"Thanatopsis" is definitely a poem about death, but it’s also a nature poem. Human beings come and go, but nature is always there. The hills and rivers are eternal, huge, and almost intimidating. This isn’t Finding Nemo-style nature here. No cute little fishies. Just vast, powerful forces that swallow us up and keep right on moving. Nature isn't all cold and indifferent, though. The poem starts out with the idea that nature is like a nurturing, caring woman who comforts us when we start to fear death.
Questions About Man and the Natural World
- Does nature seem comforting in this poem, or sort of cold and far away?
- Is there a difference between the way nature is portrayed at the beginning of the poem and at the end?

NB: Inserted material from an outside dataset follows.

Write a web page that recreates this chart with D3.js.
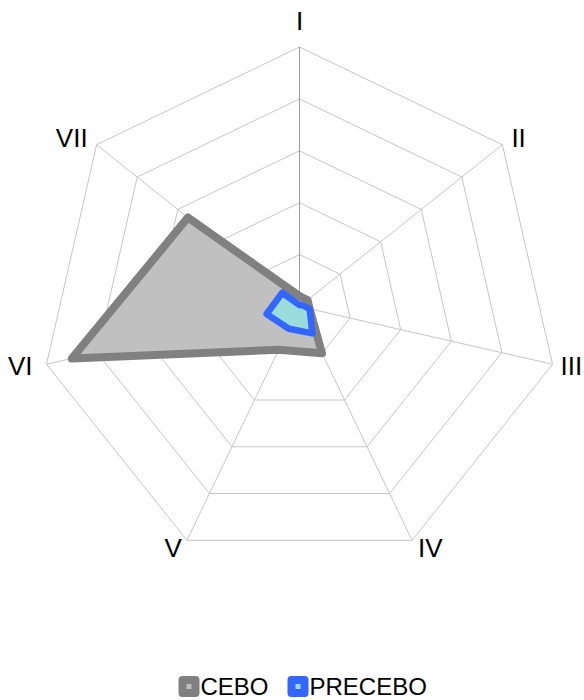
<!DOCTYPE html>
<html><head><meta charset="utf-8">
<script src="https://cdn.jsdelivr.net/npm/d3@7"></script>
<style>body{margin:0;background:#fff;font-family:"Liberation Sans",Arial,sans-serif}</style>
</head><body><svg id="c" width="584" height="700"></svg>
<script>
const categories = ["I","II","III","IV","V","VI","VII"];
const cebo = [4, 4, 4, 20, 18.5, 90, 55];
const precebo = [0.5, 1, 4, 11.5, 9.5, 13, 8.5];
const ticks = [20, 40, 60, 80, 100];
const seriesNames = ["CEBO","PRECEBO"];

const svg = d3.select("#c");
const cx = 299.5, cy = 306.5, R = 259.5;
const r = d3.scaleLinear().domain([0,100]).range([0,R]);
const ang = d3.scaleLinear().domain([0, categories.length]).range([0, 2*Math.PI]);
const g = svg.append("g").attr("transform", `translate(${cx},${cy})`);
const pt = (i, v) => [Math.sin(ang(i))*r(v), -Math.cos(ang(i))*r(v)];

// rings
ticks.forEach(t => {
  g.append("polygon")
    .attr("points", categories.map((c,i)=>pt(i,t).join(",")).join(" "))
    .attr("fill","none").attr("stroke","#c6c6c6").attr("stroke-width",1);
});
// spokes
categories.forEach((c,i)=>{
  const p = pt(i,100);
  g.append("line").attr("x1",0).attr("y1",0).attr("x2",p[0]).attr("y2",p[1])
    .attr("stroke", i===0 ? "#9a9a9a" : "#c6c6c6").attr("stroke-width",1);
});

const line = d3.lineRadial().angle((d,i)=>ang(i)).radius(d=>r(d)).curve(d3.curveLinearClosed);
g.append("path").attr("d", line(cebo)).attr("fill","#c0c0c0").attr("stroke","#808080")
  .attr("stroke-width",8).attr("stroke-linejoin","round");
g.append("path").attr("d", line(precebo)).attr("fill","#9adcdc").attr("stroke","#3366ff")
  .attr("stroke-width",6.5).attr("stroke-linejoin","round");

// labels
const labelPos = [
  {dx:0, dy:-17, anchor:"middle"},
  {dx:9, dy:2, anchor:"start"},
  {dx:8, dy:11, anchor:"start"},
  {dx:6, dy:17, anchor:"start"},
  {dx:-5, dy:17, anchor:"end"},
  {dx:-14, dy:11, anchor:"end"},
  {dx:-9, dy:2, anchor:"end"}
];
categories.forEach((c,i)=>{
  const p = pt(i,100), o = labelPos[i];
  g.append("text").attr("x", p[0]+o.dx).attr("y", p[1]+o.dy)
    .attr("text-anchor", o.anchor).attr("font-size",26).attr("fill","#000").text(c);
});

// legend
const legendColors = [["#808080","#c0c0c0"],["#3366ff","#9adcdc"]];
const lx = [182.5, 291.5];
seriesNames.forEach((s,i)=>{
  const lg = svg.append("g");
  lg.append("rect").attr("x", lx[i]).attr("y", 680).attr("width",13).attr("height",13)
    .attr("fill", legendColors[i][1]).attr("stroke", legendColors[i][0]).attr("stroke-width",8)
    .attr("stroke-linejoin","round");
  lg.append("text").attr("x", lx[i]+18).attr("y", 695).attr("font-size",24).attr("fill","#000").text(s);
});
</script></body></html>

- Does that image of the oak roots on line 30 creep you out or make you feel better?
- Can you "see" the landscapes the speaker is talking about? Do you get a vivid image or just a kind of general idea?
- Does it make you feel better to think that nature – the hills and valleys, the sun, the forests – will outlast you? Or does that make you feel worse?
Chew on This
The natural images in this poem are largely free of particular details. This helps to maintain the poem’s overall focus on large ideas by avoiding distracting specifics.
The natural world is the ultimate source of comfort in this poem, taking away our pain by allowing us to see a world outside of our own misery.